If the old meter was an ammeter, its scale would look like 50-0-50 with needle in the middle with the car in the OFF condition - no doors open, no acc, dead.
Ammeters show the amount of currrent through the circuit. Current passes through the gauge using large gauge wire. Take the ammeter out of the circuit, the power flow is interrupted.
Voltmeters show the volts of the circuit/electrical system - the potential/pressure of the current using thin gauge wire because there is no current except for the few milliamperes t move the needle to indicate. Generally has a scale from 8-16. They are used to monitor voltage at any one point, usually after the ignition switch or accessory position. They are hooked to the circuit and the other post is referenced to ground.
By removing the ammeter and installing the voltmeter in place, won't work, as you've seen. Ammeters installed in older cars & trucks were used to monitor the battery condition, when batteries started to fail, it took more current for a longer time to recharge. Also, it showed the amount of current being used by the electrical system when the alternator was not recharging, and it is by design, simply because other accessories were on, headlamps, heater blower, wipers, and engine idling, and a 37 amp output alt could not keep up, the battery supplied the 'make-up' current. At higher rpms, alternator output more current and battery got recharged. Then the 10SI alternator came out.
If you were to install the ammeter and turn on the lamps/lights, you would see the ammeter go to the left showing a discharge from the battery. I would suspect Bubba wired the ammeter over by the horn relay buss bar. You'll find one wire butt connected to a red wire (I hope its soldered) - goes to battery? - and another wire mounted in place on the buss bar.

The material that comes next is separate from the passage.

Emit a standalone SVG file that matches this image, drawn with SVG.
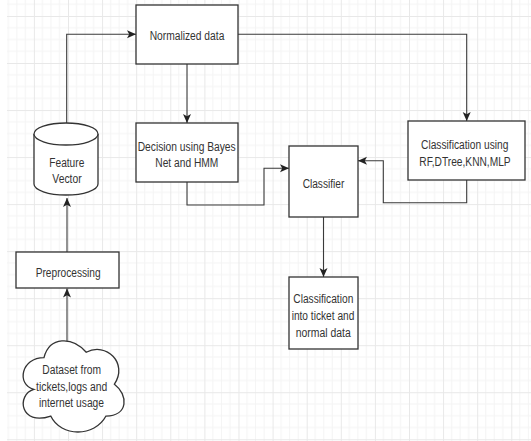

Your voltmeter, As Dennis suggests, can be connected to the IGN or ACC spade on the fuse panel and the other lead of voltmeter to a good ground. You really don't want to connect it to the ammeter connections as the voltmeter will indicate voltage all the time. However, with gauge technology today, it would probably take a couple months or so for the battery to become dead where years ago, it would take a couple days.
But yes, I would do the experiment Dennis suggests and go from there. Finding a manual with a car's diagram would be beneficial. PM me with your address and I'll see if I can seek a few wiring scans past IT dept and send them to you.